Deux points plus particuliers sont à examiner :
- la formation d'un empilement de nappes ne se fait pas, en règle générale, par avancée des plus hautes sur les plus basses, mais par détachement de tranches successives, dans l'autochtone, sous la pile des nappe précédemment formées.
- la notion de sous-charriage est en général très mal comprise. Il ne s'agit pas de décider lequel, de l'autochtone ou de la nappe, s'est enfoncé sous l'autre car pour cela aucun critère ne peut être utilisé. Par contre, dans un domaine où le chevauchement est généralement dirigé dans une direction donnée (vers l'ouest dans les Alpes françaises) l'enfoncement occasionnel d'une tranche de roches dans cette même direction peut être qualifié de sous-charriage.

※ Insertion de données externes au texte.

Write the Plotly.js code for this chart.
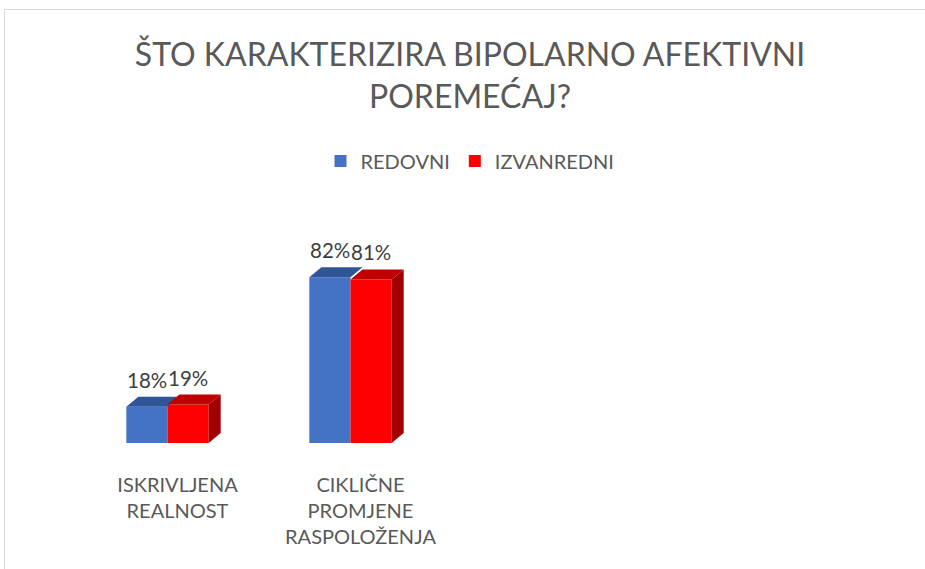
<!DOCTYPE html>
<html>
<head>
<meta charset="utf-8">
<script src="https://cdn.plot.ly/plotly-3.0.1.min.js"></script>
<style>
html,body{margin:0;padding:0;background:#fff;}
#wrap{position:relative;width:925px;height:569px;}
#chart{width:925px;height:569px;}
#frame{position:absolute;left:4px;top:9px;width:940px;height:580px;border-left:1px solid #D9D9D9;border-top:1px solid #D9D9D9;pointer-events:none;}
</style>
</head>
<body>
<div id="wrap"><div id="chart"></div><div id="frame"></div></div>
<script>
const categories = ["ISKRIVLJENA<br>REALNOST", "CIKLIČNE<br>PROMJENE<br>RASPOLOŽENJA"];
const seriesNames = ["REDOVNI", "IZVANREDNI"];
const redovni = [18, 82];
const izvanredni = [19, 81];
const valueLabels = [["18%", "82%"], ["19%", "81%"]];

const frontColors = ["#4472C4", "#FF0000"];
const topColors = ["#2F5597", "#C00000"];
const sideColors = ["#2F5597", "#A00000"];

const series = [redovni, izvanredni];
const font = "Lato, 'Open Sans', sans-serif";

const traces = series.map((vals, s) => ({
  type: "bar",
  name: seriesNames[s],
  x: categories,
  y: vals,
  marker: {color: frontColors[s], line: {width: 0}},
  hoverinfo: "skip"
}));

// geometry of grouped bars
const bargap = 0.55;
const barW = (1 - bargap) / 2;
const plotW = 925 - 76 - 117;
const plotH = 569 - 126 - 241;
const yMax = 100;
const dx = 12 / (plotW / 4);   // depth in category units
const dy = 10 / (plotH / yMax); // depth in value units

const shapes = [];
const annotations = [];
series.forEach((vals, s) => {
  vals.forEach((v, i) => {
    const x0 = i - barW + s * barW;
    const x1 = x0 + barW;
    // side face (only the last series' side is visible)
    if (s === series.length - 1) {
      shapes.push({type: "path", xref: "x", yref: "y", layer: "above",
        path: `M ${x1} 0 L ${x1} ${v} L ${x1 + dx} ${v + dy} L ${x1 + dx} ${dy} Z`,
        fillcolor: sideColors[s], line: {width: 0}});
    }
    // top face
    shapes.push({type: "path", xref: "x", yref: "y", layer: "above",
      path: `M ${x0} ${v} L ${x1} ${v} L ${x1 + dx} ${v + dy} L ${x0 + dx} ${v + dy} Z`,
      fillcolor: topColors[s], line: {width: 0}});
    annotations.push({x: (x0 + x1) / 2, y: v, xref: "x", yref: "y",
      text: valueLabels[s][i], showarrow: false, yanchor: "bottom", yshift: 13,
      font: {family: font, size: 20.5, color: "#404040"}});
  });
});

const layout = {
  width: 925, height: 569,
  margin: {l: 76, r: 117, t: 241, b: 126},
  paper_bgcolor: "#fff", plot_bgcolor: "#fff",
  title: {
    text: "ŠTO KARAKTERIZIRA BIPOLARNO AFEKTIVNI<br>POREMEĆAJ?",
    font: {family: font, size: 32, color: "#595959"},
    xref: "container", x: 470 / 925, xanchor: "center",
    yref: "container", y: 1 - 66 / 569, yanchor: "middle"
  },
  barmode: "group",
  bargap: bargap,
  bargroupgap: 0,
  showlegend: true,
  legend: {
    orientation: "h", xref: "container", yref: "container",
    x: 470 / 925, xanchor: "center", y: 1 - 161 / 569, yanchor: "middle",
    font: {family: font, size: 20, color: "#595959"},
    itemclick: false, itemdoubleclick: false
  },
  xaxis: {
    type: "category", range: [-0.5, 3.5], showgrid: false, zeroline: false,
    showline: false, ticks: "", ticklabelshift: 10, ticklabelstandoff: 28,
    tickfont: {family: font, size: 20, color: "#595959"}, fixedrange: true
  },
  yaxis: {
    range: [0, yMax], visible: false, showgrid: false, zeroline: false, fixedrange: true
  },
  shapes: shapes,
  annotations: annotations
};
Plotly.newPlot("chart", traces, layout, {displayModeBar: false, staticPlot: true});
</script>
</body>
</html>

Tel est le cas de l'encapuchonnement du front d'une nappe qui se fiche dans la nappe sous-jacente (encore que les exemples de telles dispositions semblent moins fréquents qu'on ne l'avait anciennement imaginé).
Une autre possibilité est le déplacement des parties basses d'un empilement (de strates ou de nappes) sous les parties hautes (par exemple le déplacement d'un socle sous sa couverture), ce qui se manifeste à la limite des deux masses en mouvement par des accidents tectoniques secondaires de vergence inverse de celle des grandes structures.
Lorsque l'inversion de vergence n'est plus occasionnelle mais tend à se généraliser (malgré la présence d'accidents à vergence "normale") on parle de rétro-déversement et/ou de rétrocharriage, situation qui est bien illustrée dans la partie orientale de l'arc des Alpes occidentales françaises.

Le rétrocharriage ne suppose aucune inversion du sens de déplacement relatif des masses rocheuses majeures : il témoigne seulement de ce que, là où (et quand) on l'observe, il s'est créé une disposition (relativement locale) qui a conduit le sens de déversement des structures à s'inverser. Par exemple la formation d'un bourrelet, par imbrication et empilement de nappes, à la marge interne des zones "externes" autochtones des Alpes est une disposition favorable au rétro-déversement de cette pile de nappes vers la région la plus interne de l'arc alpin, puisque ce bourrelet devient de plus en plus surélevé par rapport à ce domaine très interne. Cela ne suppose aucun changement dans le mouvement fondamental des deux plaques affrontées.